While he has been injured, Port have played three times at Optus Stadium without him.
His first visit to the new multi-purpose stadium tomorrow will give him 18 different playing venues on his travel log, and see him equal to the top of the Power travel list among current players.
Already having played at 18 different venues are Ollie Wines, Travis Boak, Robbie Gray, Justin Westhoff, Brad Ebert, Jack Watts and Tom Jonas, plus ex-Power pair Chad Wingard and Aaron Young.
The retired Gavin Wanganeen and Stephen Paxman also have 18 different travel stamps on their career record to sit on the third line of this unusual statistical category.
At the top of the list outright is another ex-Port player – Jack Hombsch.

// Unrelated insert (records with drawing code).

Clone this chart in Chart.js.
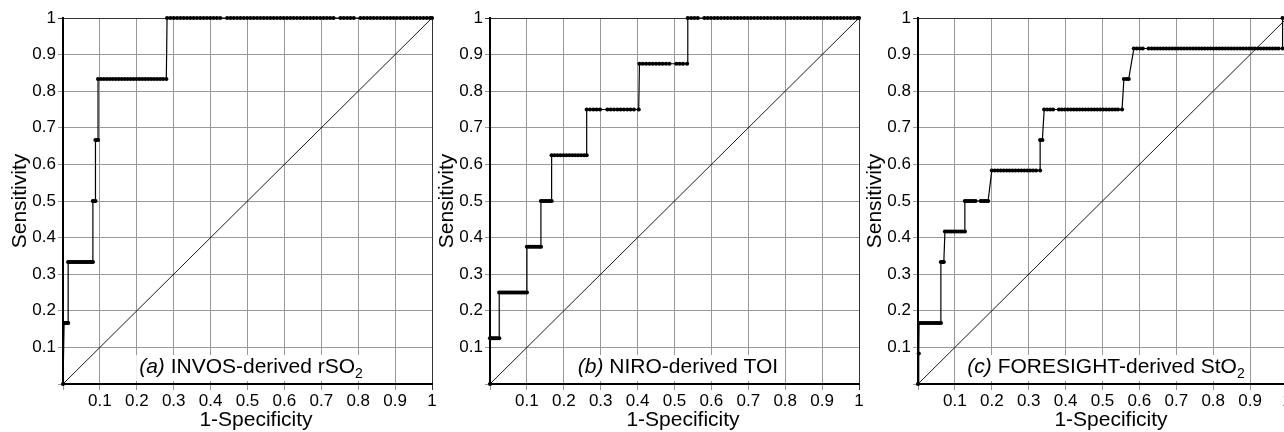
<!DOCTYPE html>
<html><head><meta charset="utf-8">
<script src="https://cdn.jsdelivr.net/npm/chart.js@4.4.1/dist/chart.umd.min.js"></script>
<style>
html,body{margin:0;padding:0;background:#fff;overflow:hidden;width:1284px;height:432px;position:relative;}
canvas{position:absolute;top:0;}
</style></head><body>
<canvas id="ca" width="445" height="432" style="left:0px"></canvas>
<canvas id="cb" width="445" height="432" style="left:427px"></canvas>
<canvas id="cc" width="445" height="432" style="left:855px"></canvas>
<script>
const FONT = '"Liberation Sans", Arial, Helvetica, sans-serif';
const tickValues = [0, 0.1, 0.2, 0.3, 0.4, 0.5, 0.6, 0.7, 0.8, 0.9, 1];
const tickLabels = ['', '0.1', '0.2', '0.3', '0.4', '0.5', '0.6', '0.7', '0.8', '0.9', '1'];
const xTitle = '1-Specificity';
const yTitle = 'Sensitivity';
const panelTags = ['(a)', '(b)', '(c)'];
const panelNames = [' INVOS-derived rSO', ' NIRO-derived TOI', ' FORESIGHT-derived StO'];
const panelSubs = ['2', '', '2'];
const diagX = [0, 1];
const diagY = [0, 1];

// Panel (a): sensitivity levels and the 1-specificity values of the points on each level
const A_tpr = [0, 0.1667, 0.3333, 0.5, 0.6667, 0.8333, 1];
const A_fpr = [
  [0],
  [0.003, 0.006, 0.009, 0.012, 0.014],
  [0.014, 0.018, 0.022, 0.026, 0.030, 0.034, 0.038, 0.042, 0.046, 0.050, 0.054, 0.058, 0.062, 0.066, 0.070, 0.074, 0.078, 0.081],
  [0.081, 0.085, 0.088],
  [0.088, 0.092, 0.095],
  [0.095, 0.103, 0.111, 0.119, 0.127, 0.135, 0.143, 0.151, 0.159, 0.167, 0.175, 0.183, 0.191, 0.199, 0.207, 0.215, 0.223, 0.231, 0.239, 0.247, 0.255, 0.263, 0.271, 0.280],
  [0.282, 0.291, 0.300, 0.309, 0.318, 0.327, 0.336, 0.345, 0.354, 0.363, 0.372, 0.381, 0.390, 0.399, 0.408, 0.417, 0.426, 0.445, 0.454, 0.463, 0.472, 0.481, 0.490, 0.499, 0.508, 0.517, 0.526, 0.535, 0.544, 0.553, 0.562, 0.571, 0.580, 0.589, 0.598, 0.607, 0.616, 0.625, 0.634, 0.643, 0.652, 0.661, 0.670, 0.679, 0.688, 0.697, 0.706, 0.715, 0.724, 0.733, 0.752, 0.761, 0.770, 0.779, 0.788, 0.806, 0.815, 0.824, 0.833, 0.842, 0.851, 0.860, 0.869, 0.878, 0.887, 0.896, 0.905, 0.914, 0.923, 0.932, 0.941, 0.950, 0.959, 0.968, 0.977, 0.986, 0.995, 1.0]
];

// Panel (b)
const B_tpr = [0, 0.125, 0.25, 0.375, 0.5, 0.625, 0.75, 0.875, 1];
const B_fpr = [
  [0],
  [0, 0.004, 0.008, 0.012, 0.016, 0.020, 0.025],
  [0.025, 0.030, 0.035, 0.040, 0.045, 0.050, 0.055, 0.060, 0.065, 0.070, 0.075, 0.080, 0.085, 0.090, 0.095, 0.100],
  [0.100, 0.105, 0.110, 0.115, 0.120, 0.125, 0.130, 0.135, 0.138],
  [0.138, 0.143, 0.148, 0.153, 0.158, 0.163, 0.167],
  [0.167, 0.175, 0.183, 0.191, 0.199, 0.207, 0.215, 0.223, 0.231, 0.239, 0.247, 0.255, 0.262],
  [0.262, 0.271, 0.280, 0.289, 0.298, 0.318, 0.327, 0.336, 0.345, 0.354, 0.363, 0.372, 0.381, 0.390, 0.403],
  [0.405, 0.414, 0.423, 0.432, 0.441, 0.450, 0.459, 0.468, 0.477, 0.486, 0.505, 0.514, 0.523, 0.534],
  [0.536, 0.545, 0.554, 0.563, 0.581, 0.590, 0.599, 0.608, 0.617, 0.626, 0.635, 0.644, 0.653, 0.662, 0.671, 0.680, 0.689, 0.698, 0.707, 0.716, 0.725, 0.734, 0.743, 0.752, 0.761, 0.770, 0.779, 0.788, 0.797, 0.806, 0.815, 0.824, 0.833, 0.842, 0.851, 0.860, 0.869, 0.878, 0.887, 0.896, 0.905, 0.914, 0.923, 0.932, 0.941, 0.950, 0.959, 0.968, 0.977, 0.986, 0.995, 1.0]
];

// Panel (c)
const C_tpr = [0, 0.0833, 0.1667, 0.3333, 0.4167, 0.5, 0.5833, 0.6667, 0.75, 0.8333, 0.9167, 1];
const C_fpr = [
  [0],
  [0.002],
  [0.003, 0.008, 0.013, 0.018, 0.023, 0.028, 0.033, 0.038, 0.043, 0.048, 0.053, 0.058, 0.062],
  [0.062, 0.066, 0.070],
  [0.073, 0.079, 0.085, 0.091, 0.097, 0.103, 0.109, 0.115, 0.121, 0.127],
  [0.127, 0.132, 0.137, 0.142, 0.147, 0.152, 0.156, 0.170, 0.175, 0.180, 0.185, 0.190],
  [0.200, 0.208, 0.216, 0.224, 0.232, 0.240, 0.248, 0.256, 0.264, 0.272, 0.280, 0.288, 0.296, 0.304, 0.312, 0.320, 0.331],
  [0.331, 0.337],
  [0.342, 0.350, 0.358, 0.366, 0.382, 0.390, 0.398, 0.406, 0.414, 0.422, 0.430, 0.438, 0.446, 0.454, 0.462, 0.470, 0.478, 0.486, 0.494, 0.502, 0.510, 0.518, 0.526, 0.534, 0.542, 0.553],
  [0.558, 0.565, 0.571],
  [0.585, 0.593, 0.601, 0.609, 0.625, 0.633, 0.641, 0.649, 0.657, 0.665, 0.673, 0.681, 0.689, 0.697, 0.705, 0.713, 0.721, 0.729, 0.737, 0.745, 0.753, 0.761, 0.769, 0.777, 0.785, 0.793, 0.801, 0.809, 0.817, 0.825, 0.833, 0.841, 0.849, 0.857, 0.865, 0.873, 0.881, 0.889, 0.897, 0.905, 0.913, 0.921, 0.929, 0.937, 0.945, 0.953, 0.961, 0.969, 0.977, 0.988],
  [0.988]
];

const textPlugin = {
  id: 'panelTexts',
  beforeDatasetsDraw(chart) {
    const k = chart.options.plugins.panelTexts.index;
    const ctx = chart.ctx, a = chart.chartArea;
    ctx.save();
    const big = '21px ' + FONT, bigIt = 'italic 21px ' + FONT, small = '14px ' + FONT;
    ctx.font = bigIt; const w1 = ctx.measureText(panelTags[k]).width;
    ctx.font = big; const w2 = ctx.measureText(panelNames[k]).width;
    ctx.font = small; const w3 = panelSubs[k] ? ctx.measureText(panelSubs[k]).width : 0;
    const total = w1 + w2 + w3;
    const cx = a.left + 188;
    let x = cx - total / 2;
    const base = a.bottom - 11;
    ctx.fillStyle = '#fff';
    ctx.fillRect(x - 3, base - 18, total + 6, 26);
    ctx.fillStyle = '#000';
    ctx.textBaseline = 'alphabetic'; ctx.textAlign = 'left';
    ctx.font = bigIt; ctx.fillText(panelTags[k], x, base); x += w1;
    ctx.font = big; ctx.fillText(panelNames[k], x, base); x += w2;
    if (panelSubs[k]) { ctx.font = small; ctx.fillText(panelSubs[k], x, base + 5); }
    ctx.restore();
  },
  afterDraw(chart) {
    const ctx = chart.ctx, a = chart.chartArea;
    ctx.save();
    ctx.fillStyle = '#000';
    ctx.font = '21px ' + FONT;
    ctx.textAlign = 'center';
    ctx.textBaseline = 'alphabetic';
    ctx.fillText(xTitle, a.left + 193, 426);
    ctx.translate(a.left - 43, (a.top + a.bottom) / 2);
    ctx.rotate(-Math.PI / 2);
    ctx.textBaseline = 'middle';
    ctx.fillText(yTitle, 0, 0);
    ctx.restore();
  }
};

function axis(isX) {
  return {
    type: 'linear', min: 0, max: 1,
    afterBuildTicks: s => { s.ticks = tickValues.map(v => ({ value: v })); },
    afterFit: s => { if (isX) s.height = 48; else s.width = 63; },
    ticks: {
      callback: (v, i) => tickLabels[i],
      maxRotation: 0, autoSkip: false, padding: isX ? 1 : 2,
      color: '#000', font: { size: 17, family: FONT }
    },
    grid: {
      color: c => (c.tick && c.tick.value === 1) ? '#333' : '#999',
      lineWidth: 1, tickLength: isX ? 6 : 5, drawTicks: true
    },
    border: { color: '#000', width: 2 }
  };
}

function makeChart(id, k, tprs, fprs) {
  const pts = [];
  tprs.forEach((t, i) => fprs[i].forEach(f => pts.push({ x: f, y: t })));
  return new Chart(document.getElementById(id), {
    type: 'scatter',
    data: {
      datasets: [
        { data: diagX.map((v, i) => ({ x: v, y: diagY[i] })), showLine: true, borderColor: '#000', borderWidth: 0.9, pointRadius: 0, order: 2, clip: 4 },
        { data: pts, showLine: true, borderColor: '#000', borderWidth: 1.2, pointRadius: 2.1, pointBackgroundColor: '#000', pointBorderWidth: 0, order: 1, clip: 5 }
      ]
    },
    options: {
      responsive: false, animation: false, devicePixelRatio: 1, events: [],
      layout: { padding: { top: 18, right: 13, left: 0, bottom: 0 } },
      plugins: { legend: { display: false }, tooltip: { enabled: false }, panelTexts: { index: k } },
      scales: { x: axis(true), y: axis(false) }
    },
    plugins: [textPlugin]
  });
}

makeChart('ca', 0, A_tpr, A_fpr);
makeChart('cb', 1, B_tpr, B_fpr);
makeChart('cc', 2, C_tpr, C_fpr);
</script>
</body></html>
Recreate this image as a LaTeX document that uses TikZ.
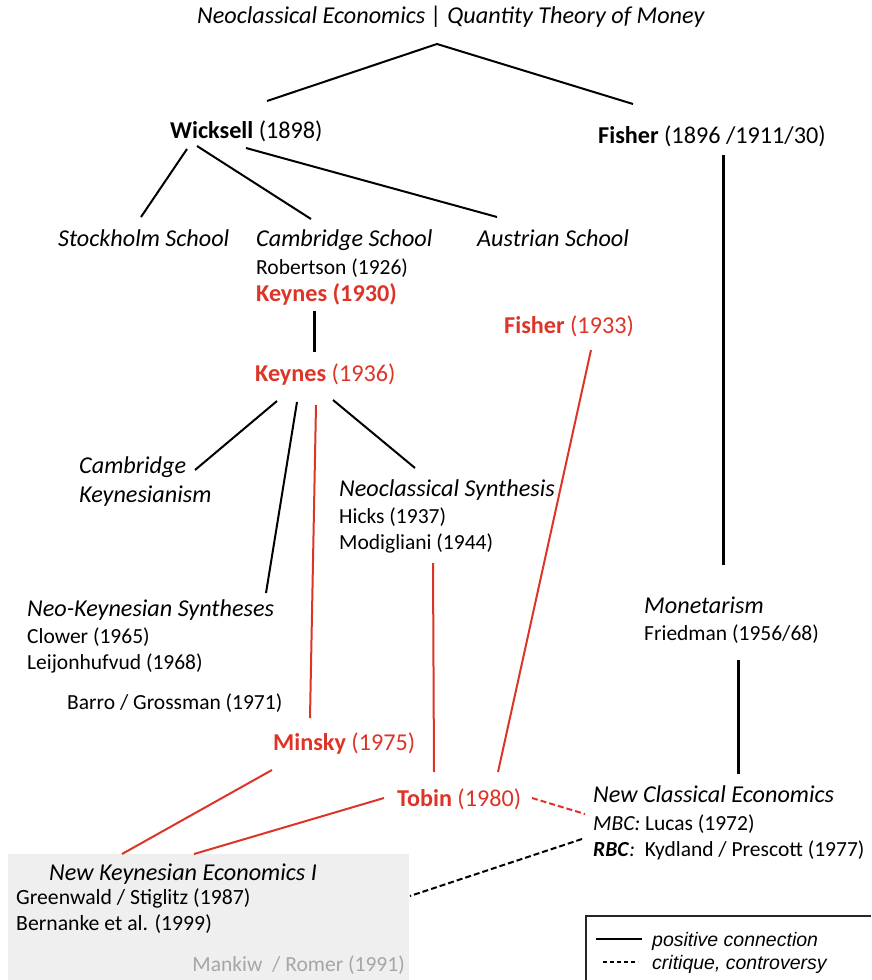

Now at the Gold Coast, Hombsch will play for the Suns against St.Kilda tomorrow in the first AFL match in Townsville to take to 21 his career list of AFL match venues and stay two venues ahead of his closest rivals.
Gold Coast’s Jarrod Harbrow also will play in Townsville to take his count to 19 and join ex-Hawthorn/Essendon ruckman Paul Salmon and St.Kilda great Robert Harvey on the second line of all-star AFL travellers.
After his extended lay-of Hartlett will also look to take back his place among the most prominent and prolific of the AFL Class of 2008.
Having missed 28 games, he has slipped to equal 21st on the games list for 2008 draftees.
It is a list headed by Collingwood’s Steele Sidebottom with 223 games. Former Sydney ace Dan Hanneberry, soon to debut for St.Kilda, is second at 208, ahead of Fremantle’s Stephen Hill (203) and North Melbourne’s Jack Ziebell (200).
Completing the top 10 are Brisbane/West Coast midfielder Jack Redden (199), Essendon’s David Zaharakis (197), Brisbane’s Daniel Rich (195), GWS/Essendon midfielder Dylan Shiel (194), Adelaide co-captain Rory Sloane (189) and West Coast’s Luke Shuey (189).
Four players with a Port connection rank from 11-20 on the list, with Jackson Trengove, now at the Western Bulldogs at 13 with 175 games, behind Brisbane/Carlton midfielder Mitch Robinson (180) and Brisbane/Collingwood midfielder Dayne Beams (177).
The Power’s Jack Watts is 14th at 174 games after starting his career at Melbourne, and is followed by Fremantle’s Hayden Ballantyne (167, Port’s Matthew Broadbent (165), Port’s ex-Geelong forward Steven Motlop (164), West Coast’s Nic Naitanui (161) and ex-Fremantle utility Nick Suban (156).
Hartlett shares 21st spot on 153 games with GWS/Adelaide defender Phil Davis.
The Port side tomorrow includes nine changes to that which played in Hartlett’s last AFL game.
Missing are the retired Jake Neade and Lindsay Thomas, the returning from injury Wines, Charlie Dixon, Brad Ebert and Watts, plus three players now at other clubs – Jared Polec (North), Wingard (Hawthorn) and Hombsch.
In their place, in addition to the seven players who will play alongside Hartlett for the first time, are Paddy Ryder and Darcy Byrne-Jones.
Only two other members of Hartlett’s first AFL side in 2009 are still playing – Boak and Robbie Gray.
For the historically minded, the others were Dean Brogan (now assistant-coach), Alipate Carlile, Josh Carr, Troy Chaplin, Chad Cornes (now development coach and match day runner), Kane Cornes, Brett Ebert, Nathan Krakouer, Brendon Lade, Tom Logan, Daniel Motlop, Danyle Pearce, Michael Pettigrew, David Rodan, Steven Salopek, Jacob Surjan, Matt Thomas, Wade Thompson and Warren Tredrea.